### WHAT TO DO
Nothing beyond the line containing "align=left, inner sep=0pt]" is to be printed; print exactly each line from the start of the records below through that line, leaving out pictures.

┄┄┄┄┄┄┄┄┄┄┄┄┄┄┄┄┄┄┄┄

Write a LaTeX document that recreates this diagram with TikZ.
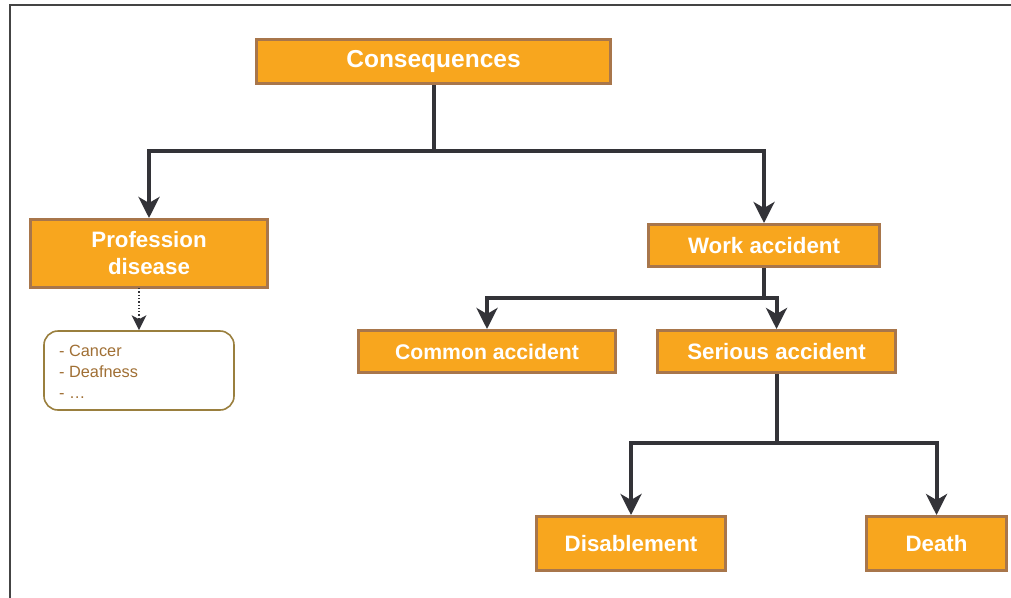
\documentclass[tikz,border=0pt]{standalone}
\usepackage{fontspec}
\setmainfont{Liberation Sans}
\usetikzlibrary{arrows.meta,positioning}
\definecolor{boxfill}{HTML}{F8A61E}
\definecolor{boxline}{HTML}{A8764B}
\definecolor{conncol}{HTML}{333338}
\definecolor{listline}{HTML}{9A7F3E}
\definecolor{listtext}{HTML}{A06F34}
\definecolor{framecol}{HTML}{444444}
\tikzset{
  obox/.style={draw=boxline, fill=boxfill, line width=3pt, text=white,
    font=\bfseries\fontsize{22.3}{27}\selectfont, align=center, inner sep=0pt},
  conn/.style={draw=conncol, line width=4pt,
    -{Stealth[length=21pt,width=21pt,inset=6pt]}},
  dotconn/.style={draw=conncol, line width=1.3pt, dotted,
    -{Stealth[length=15pt,width=15pt,inset=4pt,line width=0pt]}},
  listbox/.style={draw=listline, fill=white, line width=1.6pt, rounded corners=14pt,
    inner sep=0pt}
}
\begin{document}
\begin{tikzpicture}[x=1pt,y=-1pt]
\useasboundingbox (0,0) rectangle (1011,597);
\draw[framecol, line width=2pt] (10,600) -- (10,5) -- (1015,5);

\node[obox, minimum width=354pt, minimum height=44pt, font=\bfseries\fontsize{24.5}{28}\selectfont] (cons) at (433.5,61.5) {Consequences};
\node[obox, minimum width=237pt, minimum height=68pt] (prof) at (149,253.5) {Profession\\disease};
\node[obox, minimum width=231pt, minimum height=42pt] (work) at (764,245.5) {Work accident};
\node[obox, minimum width=257pt, minimum height=42pt, font=\bfseries\fontsize{21.2}{26}\selectfont] (common) at (487,351.5) {Common accident};
\node[obox, minimum width=238pt, minimum height=42pt] (serious) at (776.5,351.5) {Serious accident};
\node[obox, minimum width=189pt, minimum height=54pt] (disable) at (631,543.5) {Disablement};
\node[obox, minimum width=140pt, minimum height=54pt] (death) at (936.5,543.5) {Death};
\node[listbox, minimum width=190pt, minimum height=79pt] (list) at (139,370.5) {};
\node[anchor=north west, text=listtext, font=\fontsize{16.3}{21}\selectfont, align=left, inner sep=0pt] (listtxt) at (59,344.5) {- Cancer\\- Deafness\\- \dots};

\coordinate (j1) at (433.5,151);
\coordinate (j2) at (764,298);
\coordinate (j3) at (776.5,443);
\coordinate (pd) at (139,288);

\draw[conn] (cons.south) -- (j1) -| (prof.north);
\draw[conn] (j1) -| (work.north);
\draw[conn] (work.south) -- (j2) -| (common.north);
\draw[conn] (j2) -| (serious.north);
\draw[conn] (serious.south) -- (j3) -| (disable.north);
\draw[conn] (j3) -| (death.north);
\draw[dotconn] (pd) -- (list.north);
\end{tikzpicture}
\end{document}
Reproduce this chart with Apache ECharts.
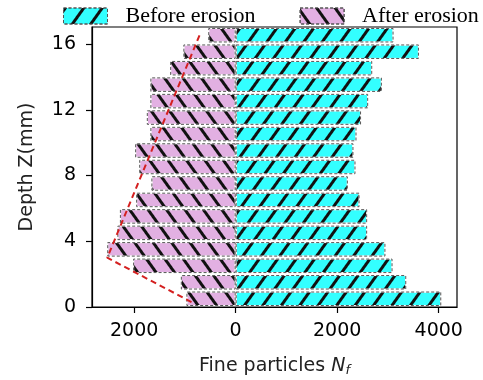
<!DOCTYPE html>
<html>
<head>
<meta charset="utf-8">
<script src="https://cdn.jsdelivr.net/npm/echarts@6/dist/echarts.min.js"></script>
<style>
  html, body { margin: 0; padding: 0; background: #fff; }
  #chart { width: 483px; height: 380px; }
</style>
</head>
<body>
<div id="chart"></div>
<script>
// Depth slices (mm), one bar per slice, bottom to top
const depthSlices = ['0.5', '1.5', '2.5', '3.5', '4.5', '5.5', '6.5', '7.5', '8.5',
                     '9.5', '10.5', '11.5', '12.5', '13.5', '14.5', '15.5', '16.5'];
// Fine particle counts per slice
const beforeErosion = [4050, 3360, 3090, 2950, 2590, 2590, 2440, 2210, 2360,
                       2320, 2380, 2470, 2610, 2880, 2690, 3610, 3110];
const afterErosion  = [970, 1080, 2020, 2530, 2330, 2280, 1960, 1660, 1900,
                       1980, 1680, 1750, 1680, 1680, 1290, 1030, 540];
// Trend line drawn over the after-erosion profile
const trendN = [-870, -2530, -690];
const trendZ = [0.3, 3.0, 16.7];
// Axis ticks
const xTicks = [-2000, 0, 2000, 4000];
const zTicks = [0, 4, 8, 12, 16];

const afterNeg = afterErosion.map(v => -v);

// Diagonal hatching: "/" for before, "\" for after
const cyanDecal = {
  symbol: 'rect', symbolSize: 1, color: '#111',
  dashArrayX: [1, 0], dashArrayY: [2.2, 12], rotation: -0.95
};
const pinkDecal = {
  symbol: 'rect', symbolSize: 1, color: '#111',
  dashArrayX: [1, 0], dashArrayY: [2.2, 12], rotation: 0.95
};

const tickFont = { fontFamily: 'DejaVu Sans', fontSize: 19, color: '#000' };

const chart = echarts.init(document.getElementById('chart'), null, { renderer: 'canvas' });
chart.setOption({
  animation: false,
  backgroundColor: '#fff',
  legend: {
    orient: 'horizontal',
    left: 58, top: 0, width: 470,
    icon: 'rect',
    itemWidth: 44, itemHeight: 16, itemGap: 44,
    textStyle: { fontFamily: 'Liberation Serif', fontSize: 22, color: '#000', padding: [0, 0, 0, 13] },
    data: [
      { name: 'Before erosion', itemStyle: { borderColor: '#555', borderType: [3, 2], borderWidth: 1 } },
      { name: 'After erosion', itemStyle: { borderColor: '#555', borderType: [3, 2], borderWidth: 1 } }
    ]
  },
  grid: {
    left: 92, right: 26, top: 27, bottom: 73,
    containLabel: false, outerBoundsMode: 'none',
    show: true, borderColor: '#000', borderWidth: 1.2, backgroundColor: '#fff'
  },
  xAxis: {
    type: 'value', min: -2830, max: 4360,
    name: 'Fine particles {i|N}{s|f}',
    nameLocation: 'middle', nameGap: 49,
    nameTextStyle: {
      fontFamily: 'DejaVu Sans', fontSize: 19, color: '#222',
      rich: {
        i: { fontFamily: 'DejaVu Sans', fontStyle: 'italic', fontSize: 19, color: '#222' },
        s: { fontFamily: 'DejaVu Sans', fontStyle: 'italic', fontSize: 13, color: '#222', verticalAlign: 'bottom', padding: [8, 0, 0, 0] }
      }
    },
    axisLine: { show: true, lineStyle: { color: '#000', width: 1.2 } },
    axisTick: { show: true, length: 6, customValues: xTicks, lineStyle: { color: '#000', width: 1.2 } },
    axisLabel: Object.assign({ margin: 15, customValues: xTicks, formatter: v => String(Math.abs(v)) }, tickFont),
    splitLine: { show: false }
  },
  yAxis: [
    {
      type: 'category', data: depthSlices, show: false,
      position: 'left'
    },
    {
      type: 'value', min: 0, max: 17.04, position: 'left',
      name: 'Depth Z(mm)', nameLocation: 'middle', nameGap: 55,
      nameTextStyle: { fontFamily: 'DejaVu Sans', fontSize: 19, color: '#222' },
      axisLine: { show: true, lineStyle: { color: '#000', width: 1.2 } },
      axisTick: { show: true, length: 6, customValues: zTicks, lineStyle: { color: '#000', width: 1.2 } },
      axisLabel: Object.assign({ margin: 16, customValues: zTicks }, tickFont),
      splitLine: { show: false }
    }
  ],
  series: [
    {
      name: 'Before erosion', type: 'bar', yAxisIndex: 0,
      data: beforeErosion, barWidth: '88%', barGap: '-100%',
      itemStyle: { color: '#33ffff', borderColor: '#fff', borderWidth: 1, decal: cyanDecal }
    },
    {
      name: 'After erosion', type: 'bar', yAxisIndex: 0,
      data: afterNeg, barWidth: '88%', barGap: '-100%',
      itemStyle: { color: '#e2b0e2', borderColor: '#fff', borderWidth: 1, decal: pinkDecal }
    },
    {
      name: 'before-edge', type: 'bar', yAxisIndex: 0, silent: true,
      data: beforeErosion, barWidth: '88%', barGap: '-100%',
      itemStyle: { color: 'rgba(0,0,0,0)', borderColor: '#555', borderWidth: 1, borderType: [3, 2] }
    },
    {
      name: 'after-edge', type: 'bar', yAxisIndex: 0, silent: true,
      data: afterNeg, barWidth: '88%', barGap: '-100%',
      itemStyle: { color: 'rgba(0,0,0,0)', borderColor: '#555', borderWidth: 1, borderType: [3, 2] }
    },
    {
      name: 'trend', type: 'line', yAxisIndex: 1, z: 5,
      data: trendN.map((n, i) => [n, trendZ[i]]),
      symbol: 'none',
      lineStyle: { color: '#d42020', width: 2, type: [6, 4] }
    }
  ]
});
</script>
</body>
</html>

┄┄┄┄┄┄┄┄┄┄┄┄┄┄┄┄┄┄┄┄

### RESULT OF THE EXERCISE
Write a LaTeX document that recreates this diagram with TikZ.
\documentclass[tikz,border=0pt]{standalone}
\usepackage{fontspec}
\setmainfont{Liberation Sans}
\usetikzlibrary{arrows.meta,positioning}
\definecolor{boxfill}{HTML}{F8A61E}
\definecolor{boxline}{HTML}{A8764B}
\definecolor{conncol}{HTML}{333338}
\definecolor{listline}{HTML}{9A7F3E}
\definecolor{listtext}{HTML}{A06F34}
\definecolor{framecol}{HTML}{444444}
\tikzset{
  obox/.style={draw=boxline, fill=boxfill, line width=3pt, text=white,
    font=\bfseries\fontsize{22.3}{27}\selectfont, align=center, inner sep=0pt},
  conn/.style={draw=conncol, line width=4pt,
    -{Stealth[length=21pt,width=21pt,inset=6pt]}},
  dotconn/.style={draw=conncol, line width=1.3pt, dotted,
    -{Stealth[length=15pt,width=15pt,inset=4pt,line width=0pt]}},
  listbox/.style={draw=listline, fill=white, line width=1.6pt, rounded corners=14pt,
    inner sep=0pt}
}
\begin{document}
\begin{tikzpicture}[x=1pt,y=-1pt]
\useasboundingbox (0,0) rectangle (1011,597);
\draw[framecol, line width=2pt] (10,600) -- (10,5) -- (1015,5);

\node[obox, minimum width=354pt, minimum height=44pt, font=\bfseries\fontsize{24.5}{28}\selectfont] (cons) at (433.5,61.5) {Consequences};
\node[obox, minimum width=237pt, minimum height=68pt] (prof) at (149,253.5) {Profession\\disease};
\node[obox, minimum width=231pt, minimum height=42pt] (work) at (764,245.5) {Work accident};
\node[obox, minimum width=257pt, minimum height=42pt, font=\bfseries\fontsize{21.2}{26}\selectfont] (common) at (487,351.5) {Common accident};
\node[obox, minimum width=238pt, minimum height=42pt] (serious) at (776.5,351.5) {Serious accident};
\node[obox, minimum width=189pt, minimum height=54pt] (disable) at (631,543.5) {Disablement};
\node[obox, minimum width=140pt, minimum height=54pt] (death) at (936.5,543.5) {Death};
\node[listbox, minimum width=190pt, minimum height=79pt] (list) at (139,370.5) {};
\node[anchor=north west, text=listtext, font=\fontsize{16.3}{21}\selectfont, align=left, inner sep=0pt] (listtxt) at (59,344.5) {- Cancer\\- Deafness\\- \dots};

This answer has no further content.